Palm Springs’s midcentury modern flair—its swooping butterfly roofs and endless walls of glass—is now nationally known. But the city is a haven for another midcentury feature that doesn’t get the widespread attention it deserves: the concrete screen block.
Prevalent in front yards across Palm Springs, concrete screen blocks have a handful of aliases—breeze blocks, ornamental blocks—that hint at their functional but decorative use as permeable fences and walls that filter sun and wind and offer privacy at homes, offices, and churches. Stacked together, the blocks form striking larger, geometric patterns, sometimes looking like overlapping circles, waves, or honeycomb.
Advances in technology, like air conditioning and building materials such as double-paned glass, have made it easy and affordable to keep homes cool without these stylized screens. But Palm Springs residents still have an affinity for them.
“In Palm Springs, there’s a high architectural IQ, and these blocks are much loved locally,” says Ron Marshall, co-author of Concrete Screen Block: The Power of Pattern, a new book on breeze blocks that will be released Friday to coincide with Modernism Week.
Marshall correlates Palm Springs residents’ appreciation for the blocks with the sheer volume of the building material in the city. Marshall and his co-author and wife, Barbara Marshall, estimate that Palm Springs is home to 40 different types of of concrete screen block patterns.
“For a city of 40,000, there’s an amazing concentration and diversity of screen block here,” he says.
The Marshalls, retired security specialists who now serve on the board of the Palm Springs Preservation Foundation, spent about a decade researching the book, driving across the country hunting down screen blocks on a mission to spread the screen block love beyond the borders of Palm Springs.
It “gave us an opportunity to indulge in something we were passionate about,” Ron says.
They found there’s not much reverence for them outside of Palm Springs, and they want them to be better understood, appreciated, and, when possible, protected.
Patterned or not, sun-reducing screens have been used in Indian, Arabic, and Japanese architecture for centuries. Architect Edward Durrell Stone drew attention to the building material when he incorporated them into his 1959 design for the U.S. Embassy in New Delhi, India.
They rose to prominence in the Sun Belt in the late 1950s, coinciding with a surge in migration to the Southwest and the South. At a time when large glass windows were in fashion, the blocks were practical.
Entire tracts of homes built in that time incorporated patterned concrete blocks. During the 1950s and ’60s, Alexander Construction Company used screen blocks on many of its 1,200-plus moderately priced, architect-designed modernist homes, most of them designed by William Krisel.
Krisel—who referred to screen blocks as “functional ornamentation”—used the element throughout his Sandpiper condominiums in neighboring Palm Desert.

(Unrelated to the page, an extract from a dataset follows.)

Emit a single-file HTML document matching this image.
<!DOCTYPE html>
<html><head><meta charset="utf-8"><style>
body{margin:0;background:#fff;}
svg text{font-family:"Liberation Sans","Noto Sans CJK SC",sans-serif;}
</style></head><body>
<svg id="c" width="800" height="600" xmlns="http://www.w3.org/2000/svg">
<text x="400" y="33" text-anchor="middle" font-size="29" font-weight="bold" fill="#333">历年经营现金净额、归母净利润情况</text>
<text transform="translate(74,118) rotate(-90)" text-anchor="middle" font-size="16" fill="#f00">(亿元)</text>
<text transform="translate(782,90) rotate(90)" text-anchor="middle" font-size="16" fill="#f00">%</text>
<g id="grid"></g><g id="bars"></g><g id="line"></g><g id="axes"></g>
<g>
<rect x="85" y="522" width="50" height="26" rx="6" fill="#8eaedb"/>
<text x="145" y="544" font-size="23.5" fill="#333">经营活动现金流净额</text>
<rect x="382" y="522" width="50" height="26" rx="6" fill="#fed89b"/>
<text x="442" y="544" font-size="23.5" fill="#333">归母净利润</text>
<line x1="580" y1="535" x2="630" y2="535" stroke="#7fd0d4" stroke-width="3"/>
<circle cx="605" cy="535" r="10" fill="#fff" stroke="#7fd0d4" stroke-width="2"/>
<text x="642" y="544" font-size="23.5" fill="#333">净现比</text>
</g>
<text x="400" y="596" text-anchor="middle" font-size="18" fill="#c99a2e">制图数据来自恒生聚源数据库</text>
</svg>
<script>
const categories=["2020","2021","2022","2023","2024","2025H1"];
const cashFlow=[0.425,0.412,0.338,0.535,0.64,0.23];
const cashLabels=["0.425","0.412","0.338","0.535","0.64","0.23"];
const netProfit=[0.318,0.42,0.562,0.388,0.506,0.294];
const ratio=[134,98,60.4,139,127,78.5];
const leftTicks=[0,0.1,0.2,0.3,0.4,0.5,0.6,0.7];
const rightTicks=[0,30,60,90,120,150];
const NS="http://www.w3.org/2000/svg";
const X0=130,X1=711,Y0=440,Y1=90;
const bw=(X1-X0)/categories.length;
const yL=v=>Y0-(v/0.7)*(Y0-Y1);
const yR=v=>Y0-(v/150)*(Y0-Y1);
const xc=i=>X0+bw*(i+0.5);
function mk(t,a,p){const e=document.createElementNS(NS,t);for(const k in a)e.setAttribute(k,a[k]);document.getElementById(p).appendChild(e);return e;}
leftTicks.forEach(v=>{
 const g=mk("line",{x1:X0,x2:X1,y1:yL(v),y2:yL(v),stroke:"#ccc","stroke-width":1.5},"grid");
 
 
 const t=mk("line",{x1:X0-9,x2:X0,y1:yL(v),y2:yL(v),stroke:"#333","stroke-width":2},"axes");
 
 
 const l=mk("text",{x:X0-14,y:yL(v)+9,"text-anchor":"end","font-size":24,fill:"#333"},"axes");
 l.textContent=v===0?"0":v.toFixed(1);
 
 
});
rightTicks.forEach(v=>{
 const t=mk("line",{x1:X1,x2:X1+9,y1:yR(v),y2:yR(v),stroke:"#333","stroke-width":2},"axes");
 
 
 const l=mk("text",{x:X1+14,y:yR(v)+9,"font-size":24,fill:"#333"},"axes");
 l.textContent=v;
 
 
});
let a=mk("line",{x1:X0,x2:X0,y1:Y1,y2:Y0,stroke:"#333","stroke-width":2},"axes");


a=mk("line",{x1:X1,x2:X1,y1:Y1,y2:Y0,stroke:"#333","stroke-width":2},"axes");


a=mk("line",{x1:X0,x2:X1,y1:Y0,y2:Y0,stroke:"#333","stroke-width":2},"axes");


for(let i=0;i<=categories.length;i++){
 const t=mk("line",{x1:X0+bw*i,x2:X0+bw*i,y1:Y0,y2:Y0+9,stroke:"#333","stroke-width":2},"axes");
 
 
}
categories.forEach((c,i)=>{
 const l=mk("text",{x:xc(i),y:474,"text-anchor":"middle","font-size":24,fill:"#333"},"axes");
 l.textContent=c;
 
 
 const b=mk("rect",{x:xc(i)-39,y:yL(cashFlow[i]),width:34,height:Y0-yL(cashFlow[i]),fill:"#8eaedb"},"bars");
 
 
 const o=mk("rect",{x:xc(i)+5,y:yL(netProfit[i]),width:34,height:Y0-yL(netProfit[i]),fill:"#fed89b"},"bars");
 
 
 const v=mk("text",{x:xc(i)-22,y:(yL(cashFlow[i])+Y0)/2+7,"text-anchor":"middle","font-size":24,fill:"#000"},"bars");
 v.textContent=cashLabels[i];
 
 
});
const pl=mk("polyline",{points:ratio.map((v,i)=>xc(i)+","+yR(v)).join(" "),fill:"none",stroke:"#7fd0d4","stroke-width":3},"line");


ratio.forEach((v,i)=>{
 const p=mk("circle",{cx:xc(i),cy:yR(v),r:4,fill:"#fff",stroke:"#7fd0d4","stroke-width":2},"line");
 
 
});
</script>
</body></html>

Still standing today, the complex features “an extraordinary (and well-preserved) assortment of screen block patterns,” according to The Power of Pattern.
In Palm Springs, they took hold in part because modern houses boasted walls of glass and high ceilings, making them harder to keep cool, a problem in the hot and dry city.

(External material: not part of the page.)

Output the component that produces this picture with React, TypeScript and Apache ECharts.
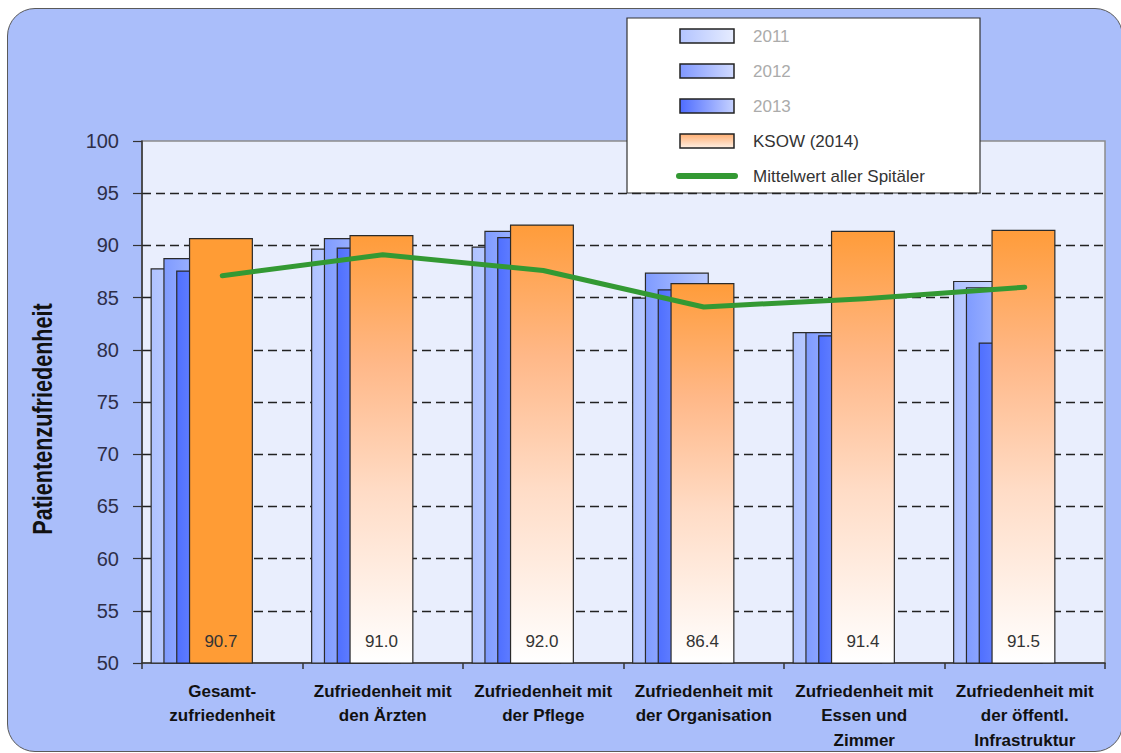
import React, { useEffect, useRef } from 'react';
import * as echarts from 'echarts';

const categories = [
  'Gesamt-\nzufriedenheit',
  'Zufriedenheit mit\nden Ärzten',
  'Zufriedenheit mit\nder Pflege',
  'Zufriedenheit mit\nder Organisation',
  'Zufriedenheit mit\nEssen und\nZimmer',
  'Zufriedenheit mit\nder öffentl.\nInfrastruktur',
];
const barNames = ['2011', '2012', '2013', 'KSOW (2014)'];
const values2011 = [87.8, 89.7, 89.9, 85.0, 81.7, 86.6];
const values2012 = [88.8, 90.7, 91.4, 87.4, 81.7, 86.0];
const values2013 = [87.6, 89.8, 90.8, 85.8, 81.4, 80.7];
const valuesKSOW = [90.7, 91.0, 92.0, 86.4, 91.4, 91.5];
const meanName = 'Mittelwert aller Spitäler';
const meanValues = [87.1, 89.1, 87.6, 84.1, 84.9, 86.0];
const yAxisTitle = 'Patientenzufriedenheit';
const yMin = 50;
const yMax = 100;
const yStep = 5;

const FONT = '"Liberation Sans", Arial, sans-serif';

const hGrad = (a: string, b: string) =>
  new echarts.graphic.LinearGradient(0, 0, 1, 0, [
    { offset: 0, color: a },
    { offset: 1, color: b },
  ]);
const orangeGrad = () =>
  new echarts.graphic.LinearGradient(0, 0, 0, 1, [
    { offset: 0, color: '#FF9C3A' },
    { offset: 0.3, color: '#FFB888' },
    { offset: 0.6, color: '#FFDCC6' },
    { offset: 1, color: '#FFFFFF' },
  ]);

const blueFills = [
  ['#AFC2FF', '#D6E0FF'],
  ['#7F9BFF', '#B9C9FF'],
  ['#4F6FFF', '#98AEFF'],
];

export default function App() {
  const ref = useRef<HTMLDivElement>(null);
  useEffect(() => {
    if (!ref.current) return;
    const chart = echarts.init(ref.current, null, { renderer: 'svg' });
    const blueData = [values2011, values2012, values2013];
    const barCommon = {
      type: 'bar',
      xAxisIndex: 1,
      yAxisIndex: 1,
      barWidth: 64,
      barGap: '-80%',
    };
    const series: any[] = blueData.map((d, i) => ({
      ...barCommon,
      name: barNames[i],
      data: d,
      itemStyle: {
        color: hGrad(blueFills[i][0], blueFills[i][1]),
        borderColor: '#2a2a2a',
        borderWidth: 1.2,
      },
      z: 2,
    }));
    series.push({
      ...barCommon,
      name: barNames[3],
      data: valuesKSOW.map((v, i) => ({
        value: v,
        itemStyle: { color: i === 0 ? '#FF9C35' : orangeGrad() },
      })),
      itemStyle: { borderColor: '#2a2a2a', borderWidth: 1.2 },
      label: {
        show: true,
        position: 'insideBottom',
        distance: 14,
        fontSize: 17,
        fontFamily: FONT,
        color: '#333',
        formatter: (p: any) => Number(p.value).toFixed(1),
      },
      z: 3,
    });
    series.push({
      type: 'line',
      name: meanName,
      xAxisIndex: 0,
      yAxisIndex: 0,
      data: meanValues,
      showSymbol: false,
      symbol: 'none',
      lineStyle: { color: '#339933', width: 5, cap: 'round', join: 'round' },
      itemStyle: { color: '#339933' },
      z: 10,
    });

    const legendX = 627;
    const legendY = 18;
    const rowY = [36, 71, 106, 141, 176];
    const legendFills = [
      hGrad('#B3C4FF', '#E6ECFF'),
      hGrad('#8098FF', '#D0DAFF'),
      hGrad('#4E6CFF', '#C6D2FF'),
      new echarts.graphic.LinearGradient(0, 0, 0, 1, [
        { offset: 0, color: '#FFAE72' },
        { offset: 1, color: '#FFF0E4' },
      ]),
    ];
    const legendChildren: any[] = [
      {
        type: 'rect',
        shape: { x: legendX, y: legendY, width: 353, height: 175 },
        style: { fill: '#ffffff', stroke: '#333', lineWidth: 1.2 },
      },
    ];
    barNames.forEach((n, i) => {
      legendChildren.push({
        type: 'rect',
        shape: { x: 680, y: rowY[i] - 7, width: 54, height: 14 },
        style: { fill: legendFills[i], stroke: '#222', lineWidth: 1.5 },
      });
      legendChildren.push({
        type: 'text',
        x: 753,
        y: rowY[i],
        style: {
          text: n,
          fontSize: 17,
          fontFamily: FONT,
          fill: i < 3 ? '#ABABAB' : '#333',
          verticalAlign: 'middle',
          align: 'left',
        },
      });
    });
    legendChildren.push({
      type: 'line',
      shape: { x1: 679, y1: rowY[4], x2: 735, y2: rowY[4] },
      style: { stroke: '#339933', lineWidth: 6, lineCap: 'round' },
    });
    legendChildren.push({
      type: 'text',
      x: 753,
      y: rowY[4],
      style: {
        text: meanName,
        fontSize: 17,
        fontFamily: FONT,
        fill: '#333',
        verticalAlign: 'middle',
        align: 'left',
      },
    });

    const yAxisCommon = { type: 'value', min: yMin, max: yMax, interval: yStep };
    chart.setOption({
      animation: false,
      backgroundColor: 'transparent',
      grid: [
        {
          left: 142,
          right: 16,
          top: 141,
          bottom: 90,
          show: true,
          backgroundColor: '#E9EEFD',
          borderColor: '#8c8c8c',
          borderWidth: 1.5,
        },
        { left: 121.5, right: 36.5, top: 141, bottom: 90, show: false },
      ],
      xAxis: [
        {
          type: 'category',
          gridIndex: 0,
          data: categories,
          boundaryGap: true,
          axisLine: { show: true, lineStyle: { color: '#333', width: 1.5 } },
          axisTick: { show: true, length: 6, interval: 0, lineStyle: { color: '#333', width: 1.5 } },
          axisLabel: {
            interval: 0,
            fontSize: 17,
            fontWeight: 'bold',
            fontFamily: FONT,
            color: '#111',
            lineHeight: 24.5,
            margin: 16,
          },
          splitLine: { show: false },
        },
        { type: 'category', gridIndex: 1, data: categories, show: false },
      ],
      yAxis: [
        {
          ...yAxisCommon,
          gridIndex: 0,
          axisLine: { show: true, lineStyle: { color: '#333', width: 1.5 } },
          axisTick: { show: true, length: 9, lineStyle: { color: '#333', width: 1.2 } },
          axisLabel: { fontSize: 20, fontFamily: FONT, color: '#2e2e48', margin: 23 },
          splitLine: {
            show: true,
            showMinLine: false,
            showMaxLine: false,
            lineStyle: { color: '#222', width: 1.3, type: [9, 5] },
          },
        },
        { ...yAxisCommon, gridIndex: 1, show: false, splitLine: { show: false } },
      ],
      series,
      graphic: [
        {
          type: 'text',
          x: 43,
          y: 419,
          rotation: Math.PI / 2,
          scaleX: 0.8,
          z: 50,
          style: {
            text: yAxisTitle,
            fontSize: 27,
            fontWeight: 'bold',
            fontFamily: FONT,
            fill: '#111',
            align: 'center',
            verticalAlign: 'middle',
          },
        },
        { type: 'group', z: 100, children: legendChildren },
      ],
    });
    return () => chart.dispose();
  }, []);

  return (
    <div
      style={{
        position: 'fixed',
        left: 0,
        top: 0,
        width: 1121,
        height: 753,
        background: '#ffffff',
        overflow: 'hidden',
      }}
    >
      <div
        style={{
          position: 'absolute',
          left: 7,
          top: 8,
          width: 1116,
          height: 744,
          borderRadius: 28,
          background: '#AABEFA',
          border: '1.5px solid #5a5a5a',
          boxSizing: 'border-box',
        }}
      />
      <div ref={ref} style={{ position: 'absolute', left: 0, top: 0, width: 1121, height: 753 }} />
    </div>
  );
}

Architect William F. Cody, often credited with creating some of the Palm Springs area’s most prominent modernist buildings, used an array of screen blocks liberally in his 1960 Racquet Club Cottages West (now known as “Raquet Club Garden Villas”).

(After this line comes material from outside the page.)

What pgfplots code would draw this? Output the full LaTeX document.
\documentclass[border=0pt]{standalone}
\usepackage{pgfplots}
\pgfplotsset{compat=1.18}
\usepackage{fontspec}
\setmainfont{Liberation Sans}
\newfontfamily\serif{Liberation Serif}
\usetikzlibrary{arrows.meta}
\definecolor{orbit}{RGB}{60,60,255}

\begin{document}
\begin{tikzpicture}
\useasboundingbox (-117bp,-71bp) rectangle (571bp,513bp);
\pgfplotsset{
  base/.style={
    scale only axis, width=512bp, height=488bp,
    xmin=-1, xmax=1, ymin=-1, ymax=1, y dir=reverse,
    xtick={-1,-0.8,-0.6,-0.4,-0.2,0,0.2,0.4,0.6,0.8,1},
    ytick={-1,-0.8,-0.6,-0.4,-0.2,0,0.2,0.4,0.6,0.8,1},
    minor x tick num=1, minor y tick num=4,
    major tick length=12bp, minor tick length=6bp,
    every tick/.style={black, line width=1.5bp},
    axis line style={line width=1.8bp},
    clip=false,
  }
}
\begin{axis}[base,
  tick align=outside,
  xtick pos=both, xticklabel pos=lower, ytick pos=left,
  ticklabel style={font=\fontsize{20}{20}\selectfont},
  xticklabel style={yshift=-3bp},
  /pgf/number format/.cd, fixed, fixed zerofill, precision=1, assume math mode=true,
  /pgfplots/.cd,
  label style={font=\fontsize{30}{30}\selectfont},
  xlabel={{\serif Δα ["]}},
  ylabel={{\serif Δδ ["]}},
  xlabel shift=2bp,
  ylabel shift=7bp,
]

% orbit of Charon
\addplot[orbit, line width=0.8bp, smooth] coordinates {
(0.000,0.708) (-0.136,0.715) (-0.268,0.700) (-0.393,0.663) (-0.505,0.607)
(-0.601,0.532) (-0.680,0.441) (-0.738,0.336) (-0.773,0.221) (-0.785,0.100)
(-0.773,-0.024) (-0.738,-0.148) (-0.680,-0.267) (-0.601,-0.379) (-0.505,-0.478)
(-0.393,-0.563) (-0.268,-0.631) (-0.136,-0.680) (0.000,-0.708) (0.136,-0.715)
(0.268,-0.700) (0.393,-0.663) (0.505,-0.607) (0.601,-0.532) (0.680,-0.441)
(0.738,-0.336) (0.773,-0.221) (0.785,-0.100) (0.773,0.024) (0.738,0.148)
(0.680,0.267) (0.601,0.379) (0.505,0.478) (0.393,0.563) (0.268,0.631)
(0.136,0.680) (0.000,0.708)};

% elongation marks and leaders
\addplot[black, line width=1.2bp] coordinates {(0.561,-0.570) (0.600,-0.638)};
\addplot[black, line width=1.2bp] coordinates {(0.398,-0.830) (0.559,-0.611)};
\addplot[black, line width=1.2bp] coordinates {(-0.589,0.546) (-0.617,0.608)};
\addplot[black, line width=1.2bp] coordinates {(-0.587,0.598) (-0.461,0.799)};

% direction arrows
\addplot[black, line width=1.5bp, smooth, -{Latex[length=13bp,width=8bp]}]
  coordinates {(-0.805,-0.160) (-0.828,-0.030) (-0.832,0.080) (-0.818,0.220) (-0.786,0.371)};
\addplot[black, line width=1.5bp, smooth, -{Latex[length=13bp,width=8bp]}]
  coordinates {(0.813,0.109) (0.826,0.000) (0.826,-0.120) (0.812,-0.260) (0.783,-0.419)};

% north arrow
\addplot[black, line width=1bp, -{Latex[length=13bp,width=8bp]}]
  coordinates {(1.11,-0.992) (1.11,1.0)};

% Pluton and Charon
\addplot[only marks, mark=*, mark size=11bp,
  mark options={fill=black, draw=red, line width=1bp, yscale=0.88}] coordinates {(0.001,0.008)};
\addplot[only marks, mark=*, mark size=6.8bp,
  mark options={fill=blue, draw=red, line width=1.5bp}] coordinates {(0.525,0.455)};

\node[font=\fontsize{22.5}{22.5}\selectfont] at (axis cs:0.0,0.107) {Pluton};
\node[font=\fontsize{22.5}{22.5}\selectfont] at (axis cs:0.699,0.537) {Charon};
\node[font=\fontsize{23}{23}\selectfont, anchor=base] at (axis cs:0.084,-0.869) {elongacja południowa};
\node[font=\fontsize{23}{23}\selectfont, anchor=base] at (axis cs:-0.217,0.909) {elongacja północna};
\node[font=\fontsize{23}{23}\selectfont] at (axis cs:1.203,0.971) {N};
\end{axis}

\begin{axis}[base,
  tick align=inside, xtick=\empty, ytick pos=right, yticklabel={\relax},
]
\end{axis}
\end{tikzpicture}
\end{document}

The blocks were durable, versatile, and inexpensive to produce.
“A monumental wall of period screen block, seamlessly wedded to a building and functioning as a dramatic and beautiful brise-soleil, should be valued and understood to be representative of an innovative period in American modernist architecture,” the Marshalls write in their book.
But their popularity waned in the late 1960s and ’70s. Power of Pattern attributes the drop-off to a number of factors, including the growing reputation of concrete blocks as a material that was used to hide unattractive or sub-par architecture.
Some stunning examples of screen block, like Edward Durell Stone’s Stuart building, have been maintained, while others, like G. Thomas Harmon’s six dormitories for the University of South Carolina, have been lost forever, according to The Power of Pattern.
“It’s certainly not our intent or opinion that every single screen block be preserved,” says Barbara Marshall. “But our hope is that the book will educate the public so that informed decisions can be made.”
The Power of Pattern can be purchased from the Palm Springs Preservation Foundation’s website starting February 16.